* REQUEST
Among the lines of the listing below, retype exactly those from the one containing "Give me the D3.js source for this chart." through the one containing "DEL ÁREA EN", both included. Do not include pictures.

* RECORD EXCERPTS
[Begin]
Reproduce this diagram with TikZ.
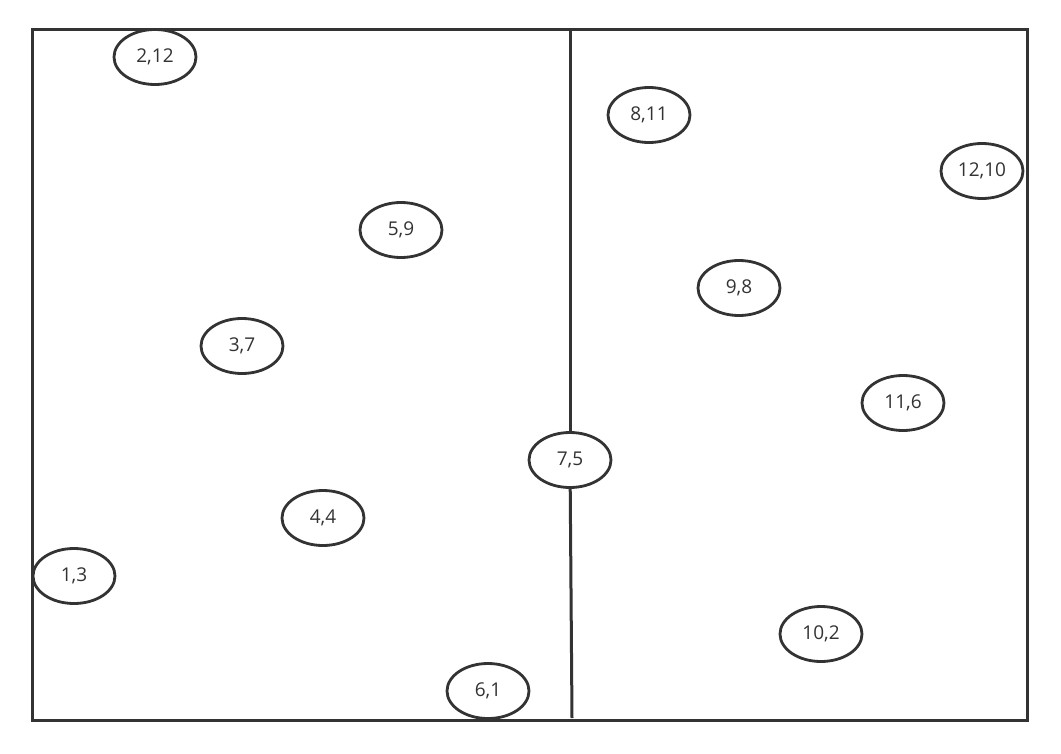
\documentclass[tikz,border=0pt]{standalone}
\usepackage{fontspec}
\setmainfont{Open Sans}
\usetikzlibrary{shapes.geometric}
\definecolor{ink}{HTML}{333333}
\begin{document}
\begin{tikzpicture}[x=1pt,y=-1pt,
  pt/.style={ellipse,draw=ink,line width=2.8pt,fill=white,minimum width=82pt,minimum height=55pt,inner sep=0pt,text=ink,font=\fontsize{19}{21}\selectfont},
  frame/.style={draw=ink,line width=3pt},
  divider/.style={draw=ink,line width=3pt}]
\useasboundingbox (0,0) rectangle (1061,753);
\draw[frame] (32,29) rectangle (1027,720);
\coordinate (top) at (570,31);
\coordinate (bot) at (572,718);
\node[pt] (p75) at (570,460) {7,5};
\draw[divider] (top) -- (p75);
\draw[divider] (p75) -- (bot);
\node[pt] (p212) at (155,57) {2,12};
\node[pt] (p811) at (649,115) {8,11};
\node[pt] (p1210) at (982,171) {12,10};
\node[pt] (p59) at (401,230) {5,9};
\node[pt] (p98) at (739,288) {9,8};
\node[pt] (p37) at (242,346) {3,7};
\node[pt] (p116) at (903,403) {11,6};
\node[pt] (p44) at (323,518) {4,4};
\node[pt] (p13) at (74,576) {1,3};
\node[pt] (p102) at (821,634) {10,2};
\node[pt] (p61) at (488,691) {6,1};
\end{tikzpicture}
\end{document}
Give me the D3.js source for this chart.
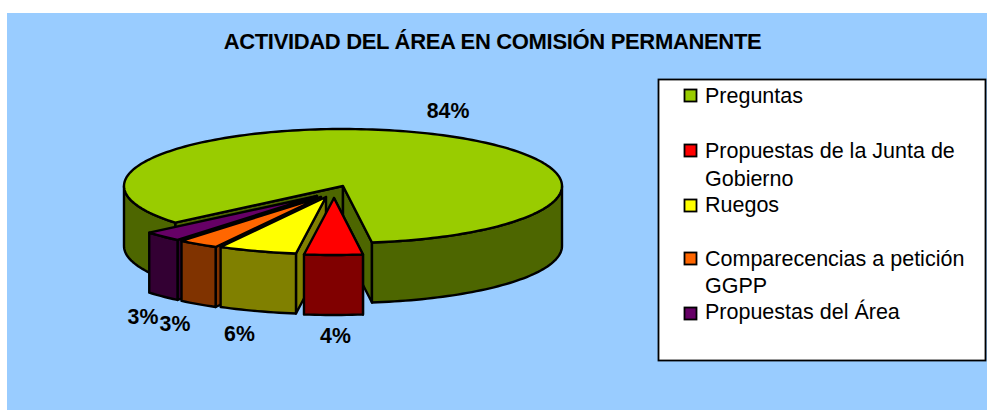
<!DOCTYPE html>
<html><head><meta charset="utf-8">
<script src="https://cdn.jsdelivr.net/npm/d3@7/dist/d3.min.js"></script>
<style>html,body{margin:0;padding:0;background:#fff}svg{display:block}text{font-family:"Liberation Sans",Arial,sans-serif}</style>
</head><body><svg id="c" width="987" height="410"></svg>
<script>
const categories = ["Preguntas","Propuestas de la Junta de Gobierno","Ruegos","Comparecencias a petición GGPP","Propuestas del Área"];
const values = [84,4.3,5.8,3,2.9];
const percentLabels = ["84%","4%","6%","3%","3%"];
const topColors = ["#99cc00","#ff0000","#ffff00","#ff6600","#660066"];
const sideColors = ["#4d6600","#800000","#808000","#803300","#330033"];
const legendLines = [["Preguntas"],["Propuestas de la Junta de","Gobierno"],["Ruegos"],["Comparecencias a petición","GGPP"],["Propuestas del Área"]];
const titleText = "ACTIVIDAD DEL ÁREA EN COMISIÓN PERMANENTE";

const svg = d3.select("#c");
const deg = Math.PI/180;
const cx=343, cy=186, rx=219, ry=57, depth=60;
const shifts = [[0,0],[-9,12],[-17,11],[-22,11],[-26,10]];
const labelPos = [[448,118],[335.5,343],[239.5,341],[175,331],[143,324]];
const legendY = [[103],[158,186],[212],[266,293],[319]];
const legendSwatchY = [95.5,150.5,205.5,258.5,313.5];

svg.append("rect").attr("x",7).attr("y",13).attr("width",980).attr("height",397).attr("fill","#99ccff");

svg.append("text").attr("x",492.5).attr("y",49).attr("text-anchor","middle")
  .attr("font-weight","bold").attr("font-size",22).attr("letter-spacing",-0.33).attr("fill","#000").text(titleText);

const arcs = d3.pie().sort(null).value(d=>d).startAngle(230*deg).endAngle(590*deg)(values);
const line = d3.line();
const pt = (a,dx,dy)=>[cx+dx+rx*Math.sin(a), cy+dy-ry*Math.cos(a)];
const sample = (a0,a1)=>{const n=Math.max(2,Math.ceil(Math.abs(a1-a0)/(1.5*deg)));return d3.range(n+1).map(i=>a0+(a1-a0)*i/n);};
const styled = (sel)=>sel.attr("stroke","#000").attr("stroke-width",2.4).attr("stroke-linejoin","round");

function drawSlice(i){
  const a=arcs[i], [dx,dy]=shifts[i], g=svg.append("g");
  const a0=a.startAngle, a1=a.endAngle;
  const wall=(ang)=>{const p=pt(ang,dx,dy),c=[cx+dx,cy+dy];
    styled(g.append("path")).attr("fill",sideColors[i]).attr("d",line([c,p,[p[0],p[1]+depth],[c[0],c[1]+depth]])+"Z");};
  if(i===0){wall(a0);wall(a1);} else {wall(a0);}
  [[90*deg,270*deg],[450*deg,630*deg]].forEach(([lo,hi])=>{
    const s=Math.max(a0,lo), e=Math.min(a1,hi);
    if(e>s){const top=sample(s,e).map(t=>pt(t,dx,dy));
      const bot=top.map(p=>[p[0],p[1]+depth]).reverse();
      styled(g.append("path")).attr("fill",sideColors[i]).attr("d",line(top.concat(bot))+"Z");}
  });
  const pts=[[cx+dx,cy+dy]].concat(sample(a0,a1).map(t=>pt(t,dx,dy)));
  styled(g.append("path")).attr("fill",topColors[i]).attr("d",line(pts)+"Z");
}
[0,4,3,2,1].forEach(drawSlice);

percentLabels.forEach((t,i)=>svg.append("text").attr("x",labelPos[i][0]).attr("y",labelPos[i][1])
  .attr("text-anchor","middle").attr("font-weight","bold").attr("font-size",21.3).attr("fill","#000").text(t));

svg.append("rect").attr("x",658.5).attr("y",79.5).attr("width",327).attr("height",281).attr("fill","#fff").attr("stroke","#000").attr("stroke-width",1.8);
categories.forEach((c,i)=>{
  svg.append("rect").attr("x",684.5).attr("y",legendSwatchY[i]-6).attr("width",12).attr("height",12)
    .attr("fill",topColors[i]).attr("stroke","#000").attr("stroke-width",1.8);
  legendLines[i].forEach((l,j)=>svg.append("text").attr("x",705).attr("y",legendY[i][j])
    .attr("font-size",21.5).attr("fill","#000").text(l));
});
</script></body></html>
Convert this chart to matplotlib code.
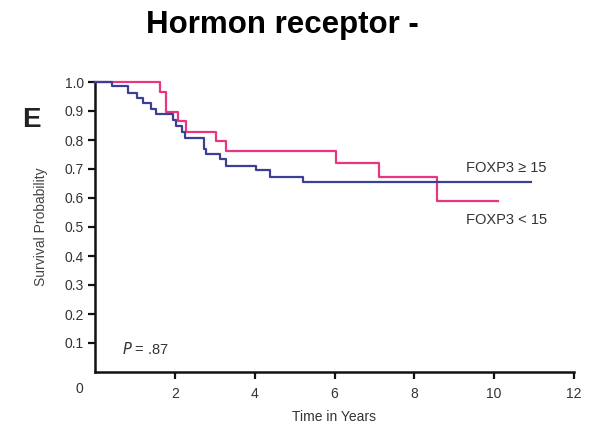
[End]
* WRITTEN ANSWER
Give me the D3.js source for this chart.
<!DOCTYPE html>
<html><head><meta charset="utf-8">
<script src="https://cdn.jsdelivr.net/npm/d3@7/dist/d3.min.js"></script>
<style>html,body{margin:0;padding:0;background:#fff}svg{display:block}text{font-family:"Liberation Sans",Arial,sans-serif}</style>
</head><body><svg id="c" width="987" height="410"></svg>
<script>
const categories = ["Preguntas","Propuestas de la Junta de Gobierno","Ruegos","Comparecencias a petición GGPP","Propuestas del Área"];
const values = [84,4.3,5.8,3,2.9];
const percentLabels = ["84%","4%","6%","3%","3%"];
const topColors = ["#99cc00","#ff0000","#ffff00","#ff6600","#660066"];
const sideColors = ["#4d6600","#800000","#808000","#803300","#330033"];
const legendLines = [["Preguntas"],["Propuestas de la Junta de","Gobierno"],["Ruegos"],["Comparecencias a petición","GGPP"],["Propuestas del Área"]];
const titleText = "ACTIVIDAD DEL ÁREA EN COMISIÓN PERMANENTE";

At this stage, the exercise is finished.